[Python-Dev] UCS2/UCS4 default

Thu Jul 3 18:45:39 CEST 2008

On Jul 3, 2008, at 10:46 AM, Jeroen Ruigrok van der Werven wrote:
> -On [20080703 15:58], Guido van Rossum (guido at python.org) wrote:
>> Your seem to be suggesting that len(u"\U00012345") should return 1 on
>> a system that internally uses UTF-16 and hence represents this string
>> as a surrogate pair.
>> From a Unicode and UTF-16 point of view that makes the most sense. 
> So yes, I
> am suggesting that.

I think this is misguided.
IMO, basically every programming language gets string handling wrong. 
(maybe with the exception of the unreleased perl6? it had some 
interesting moves in this area, but I haven't really been paying 
attention.) Everyone treats strings as arrays, but they are used quite 
differently.
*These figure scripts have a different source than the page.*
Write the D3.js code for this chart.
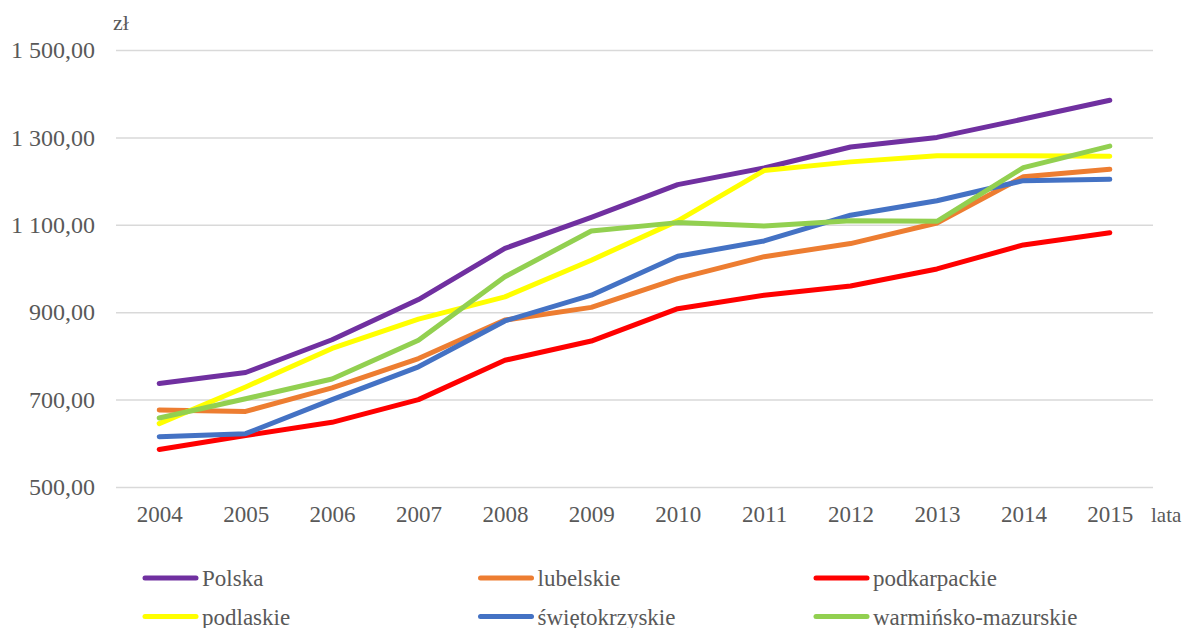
<!DOCTYPE html>
<html>
<head>
<meta charset="utf-8">
<script src="https://cdn.jsdelivr.net/npm/d3@7"></script>
</head>
<body style="margin:0; background:#fff">
<div id="chart"></div>
<script>
var years = [2004, 2005, 2006, 2007, 2008, 2009, 2010, 2011, 2012, 2013, 2014, 2015];
var yTicks = [500, 700, 900, 1100, 1300, 1500];

var polska = [737, 762, 837, 929, 1046, 1117, 1192, 1230, 1278, 1300, 1342, 1385];
var lubelskie = [676, 673, 727, 794, 882, 911, 977, 1027, 1057, 1104, 1210, 1227];
var podkarpackie = [586, 618, 648, 700, 790, 834, 908, 939, 960, 999, 1054, 1082];
var podlaskie = [645, 729, 817, 884, 935, 1019, 1109, 1224, 1244, 1258, 1258, 1257];
var swietokrzyskie = [615, 622, 700, 775, 880, 939, 1028, 1063, 1122, 1155, 1201, 1204];
var warminsko = [658, 702, 747, 836, 981, 1086, 1105, 1097, 1109, 1108, 1231, 1280];

var seriesNames = ["Polska", "lubelskie", "podkarpackie", "podlaskie", "świętokrzyskie", "warmińsko-mazurskie"];
var seriesColors = ["#7030A0", "#ED7D31", "#FF0000", "#FFFF00", "#4472C4", "#92D050"];
var seriesValues = [polska, lubelskie, podkarpackie, podlaskie, swietokrzyskie, warminsko];

var FONT = "Liberation Serif";
var width = 1189, height = 628;
var plot = {left: 116, right: 1153, top: 50, bottom: 487};

var svg = d3.select("#chart").append("svg")
    .attr("width", width).attr("height", height)
    .attr("font-family", FONT);

var x = d3.scalePoint().domain(years).range([plot.left, plot.right]).padding(0.5);
var y = d3.scaleLinear().domain([500, 1500]).range([plot.bottom, plot.top]);

var fmt = function(d) {
    var s = d3.format(",.2f")(d);
    return s.replace(/,/g, " ").replace(".", ",");
};

// grid
svg.append("g")
    .attr("transform", "translate(" + plot.left + ",0)")
    .call(d3.axisLeft(y).tickValues(yTicks).tickSize(-(plot.right - plot.left)).tickFormat(""))
    .call(function(g) { g.select(".domain").remove(); })
    .selectAll("line").attr("stroke", "#d9d9d9").attr("stroke-width", 1.5);

// y axis labels
svg.append("g")
    .attr("transform", "translate(" + plot.left + ",0)")
    .call(d3.axisLeft(y).tickValues(yTicks).tickSize(0).tickPadding(21).tickFormat(fmt))
    .attr("font-family", FONT).attr("font-size", 24)
    .call(function(g) { g.select(".domain").remove(); })
    .selectAll("text").attr("fill", "#595959");

// x axis labels
svg.append("g")
    .attr("transform", "translate(0," + plot.bottom + ")")
    .call(d3.axisBottom(x).tickSize(0).tickPadding(19))
    .attr("font-family", FONT).attr("font-size", 23)
    .call(function(g) { g.select(".domain").remove(); })
    .selectAll("text").attr("fill", "#595959");

svg.append("text").attr("x", 113).attr("y", 30).attr("font-size", 22).attr("fill", "#595959").text("zł");
svg.append("text").attr("x", 1151).attr("y", 522).attr("font-size", 21).attr("fill", "#595959").text("lata");

// lines
var line = d3.line()
    .x(function(d, i) { return x(years[i]); })
    .y(function(d) { return y(d); });

svg.append("g").selectAll("path")
    .data(seriesValues)
    .join("path")
    .attr("d", line)
    .attr("fill", "none")
    .attr("stroke", function(d, i) { return seriesColors[i]; })
    .attr("stroke-width", 5)
    .attr("stroke-linecap", "round")
    .attr("stroke-linejoin", "round");

// legend
var legend = svg.append("g").selectAll("g")
    .data(seriesNames)
    .join("g")
    .attr("transform", function(d, i) {
        return "translate(" + (145 + (i % 3) * 335.5) + "," + (578 + Math.floor(i / 3) * 38.5) + ")";
    });

legend.append("line")
    .attr("x1", 0).attr("x2", 51).attr("y1", 0).attr("y2", 0)
    .attr("stroke", function(d, i) { return seriesColors[i]; })
    .attr("stroke-width", 5)
    .attr("stroke-linecap", "round");

legend.append("text")
    .attr("x", 57).attr("y", 8)
    .attr("font-size", 23)
    .attr("fill", "#595959")
    .text(function(d) { return d; });
</script>
</body>
</html>
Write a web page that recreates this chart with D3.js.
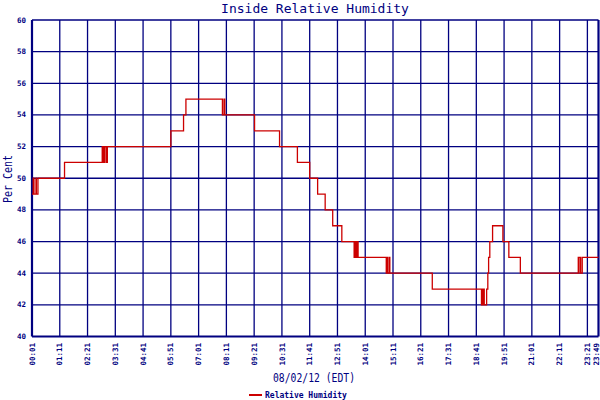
<!DOCTYPE html>
<html>
<head>
<meta charset="utf-8">
<script src="https://cdn.jsdelivr.net/npm/d3@7"></script>
<style>
  body { margin: 0; background: #fff; }
  text { font-family: "DejaVu Sans Mono", monospace; fill: #000080; }
</style>
</head>
<body>
<svg id="svg1" width="600" height="400"></svg>
<script>
// readings (time of sample, relative humidity %)
var sampleTimes = ["00:01","00:04","00:06","00:11","00:12","00:16","01:23",
  "02:58","03:01","03:04","03:08","03:11","05:51","06:23","06:29",
  "08:01","08:05","08:07","09:22","10:25","11:10","11:41","12:01","12:20","12:39",
  "13:02","13:33","13:35","13:38","13:40","13:43","14:54","14:56","14:57","15:01","15:03",
  "16:50","18:54","18:56","18:57","18:59","19:01","19:07","19:10","19:12","19:15","19:22",
  "19:48","20:03","20:32","22:58","22:59","23:00","23:04","23:08","23:49"];
var humidity = [49,50,49,50,49,50,51,
  52,51,52,51,52,53,54,55,
  54,55,54,53,52,51,50,49,48,47,
  46,45,46,45,46,45,44,45,44,45,44,
  43,42,43,42,43,42,43,44,45,46,47,
  46,45,44,45,44,45,44,45,45];

var xTickLabels = ["00:01","01:11","02:21","03:31","04:41","05:51","07:01","08:11","09:21","10:31",
  "11:41","12:51","14:01","15:11","16:21","17:31","18:41","19:51","21:01","22:11","23:21","23:49"];
var yTicks = [40,42,44,46,48,50,52,54,56,58,60];

var navy = "#000080", red = "#cc0000";

function toMin(s) { var p = s.split(":"); return +p[0]*60 + +p[1]; }

const svg = d3.select("#svg1"),
      x   = d3.scaleLinear().domain([toMin("00:01"), toMin("23:49")]).range([32, 598.5]),
      y   = d3.scaleLinear().domain([40, 60]).range([336.5, 20]);

var data = sampleTimes.map((t, i) => ({t: toMin(t), v: humidity[i]}));

// title
svg.append("text")
    .attr("x", 315).attr("y", 13)
    .attr("text-anchor", "middle")
    .style("font-size", "13px")
    .text("Inside Relative Humidity");

// grid
svg.append("g").selectAll("line")
  .data(yTicks)
  .enter().append("line")
    .attr("x1", x.range()[0]).attr("x2", x.range()[1])
    .attr("y1", d => y(d)).attr("y2", d => y(d))
    .attr("stroke", navy)
    .attr("stroke-width", d => d == 40 ? 2 : 1.3);

svg.append("g").selectAll("line")
  .data(xTickLabels)
  .enter().append("line")
    .attr("x1", d => x(toMin(d))).attr("x2", d => x(toMin(d)))
    .attr("y1", y(60)).attr("y2", y(40))
    .attr("stroke", navy)
    .attr("stroke-width", (d, i) => (i == 0 || i == xTickLabels.length - 1) ? 2.2 : 1.3);

// y tick labels
svg.append("g").selectAll("text")
  .data(yTicks)
  .enter().append("text")
    .attr("x", 26).attr("y", d => y(d) + 2.5)
    .attr("text-anchor", "end")
    .style("font-size", "7.5px")
    .style("font-weight", "bold")
    .text(d => d);

// x tick labels, rotated (last one squeezed in against the edge)
svg.append("g").selectAll("text")
  .data(xTickLabels)
  .enter().append("text")
    .attr("transform", d => `translate(${Math.min(x(toMin(d)) + 2.6, 599)},343) rotate(-90)`)
    .attr("text-anchor", "end")
    .style("font-size", "7.5px")
    .style("font-weight", "bold")
    .text(d => d);

// axis titles
svg.append("text")
    .attr("x", 314).attr("y", 382)
    .attr("text-anchor", "middle")
    .attr("textLength", 82).attr("lengthAdjust", "spacingAndGlyphs")
    .style("font-size", "13px")
    .text("08/02/12 (EDT)");

svg.append("text")
    .attr("transform", "translate(11.5,179) rotate(-90)")
    .attr("text-anchor", "middle")
    .attr("textLength", 48).attr("lengthAdjust", "spacingAndGlyphs")
    .style("font-size", "12px")
    .text("Per Cent");

// humidity line
var line = d3.line()
    .x(d => x(d.t))
    .y(d => y(d.v))
    .curve(d3.curveStepAfter);

svg.append("path")
    .datum(data)
    .attr("d", line)
    .attr("fill", "none")
    .attr("stroke", red)
    .attr("stroke-width", 1.3);

// legend
svg.append("line")
    .attr("x1", 249).attr("x2", 262)
    .attr("y1", 395).attr("y2", 395)
    .attr("stroke", red)
    .attr("stroke-width", 2);

svg.append("text")
    .attr("x", 265).attr("y", 397.5)
    .style("font-size", "8px")
    .style("font-weight", "bold")
    .text("Relative Humidity");
</script>
</body>
</html>
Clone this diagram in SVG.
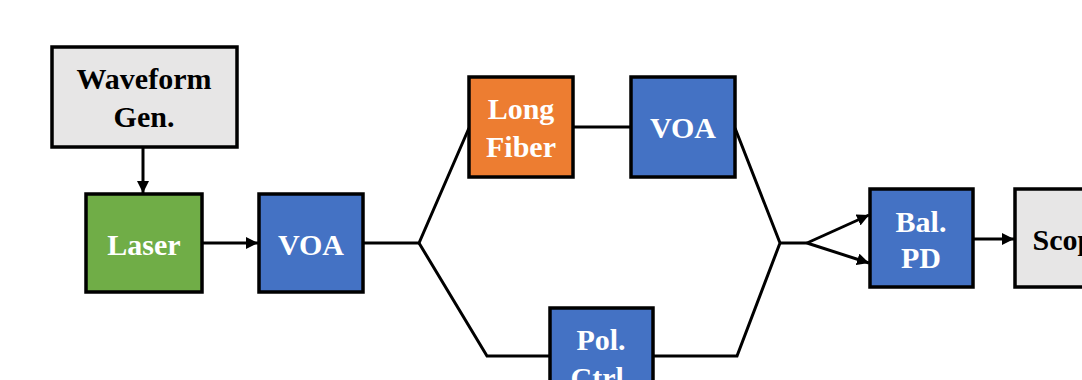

For a string, there is hardly ever a time when a 
programmer needs to index it with an arbitrary offset in number of 
codepoints, and the length-in-codepoints is pretty non-useful as well. 
Constant-time access to arbitrary codepoints in a string is pretty 
much unimportant. What *is* of utmost importantance is constant-time 
access to previously-returned points in the string.
I'd like to have 3 levels of access available:
1) "byte"-level. In a new implementation I'd probably choose to make 
all my strings stored in UTF-8, but UTF-16 is fine too.
2) codepoint-level.
3) grapheme-level.
You should be able to iterate over the string at any of the levels, 
ask for the nearest codepoint/grapheme boundary to the left or right 
of an index at a different level, etc.
Python could probably still be made to work kinda like this. I think a 
language designed as such in the first place could be nicer, with 
opaque index objects into the string rather than integers, and such, 
but...whatever.
Let's assume python is changed to always store strings in UTF-16.
All it would take is adding a few more functions to the str object to 
operate on the higher levels. Wherever I say "pos" I mean an integer 
index into the string, at the UTF-16 level. That may sometimes be 
unaligned with the boundary of the representation you're asking about, 
and behavior in that case needs to be specified as well.
.nextcodepoint(curpos, how_many=1) -> returns an index into the string 
how_many codepoints to the right (or left if negative) of the index 
curpos.
.nextgrapheme(curpos, how_many=1) -> returns an index into the string 
how_many graphemes to the right (or left if negative) of the index 
curpos.
.codepoints(from_pos=0, to_pos=None) -> return an iterator of 
codepoints from 'from_pos' to 'to_pos'. I think codepoints could be 
represented as strings themselves (so usually one character, sometimes 
two character strings).
.graphemes(from_pos=0, to_pos=None) -> return an iterator of graphemes 
from 'from_pos' to 'to_pos'. Also could be represented by strings. The 
returned graphemes should probably be normalized.
There are a few more desirable operations, to manipulate strings at 
the grapheme level (because unlike for UTF-8/UTF-16 codepoints, 
graphemes don't have the nice property of not containing prefixes 
which are themselves valid graphemes). So, you want a find (and 
everything else that implicitly does a find operation, like split, 
replace, strip, etc) which requires that both endpoints of its match 
are on a grapheme-boundary. [[Probably the easiest way to implement 
this would be in the regexp engine.]]
A concrete example of that: u'A\N{COMBINING TILDE}\N{COMBINING MACRON 
BELOW}'.find(u'A\N{COMBINING TILDE}') returns 0. But you want a way to 
ask for only a *actual* "A with tilde", not an "A with tilde and 
macron".
Anyhow, I'm not going to tackle this issue or try to push it further, 
but if someone does tackle it, python could grow to have the best 
unicode available. :)
James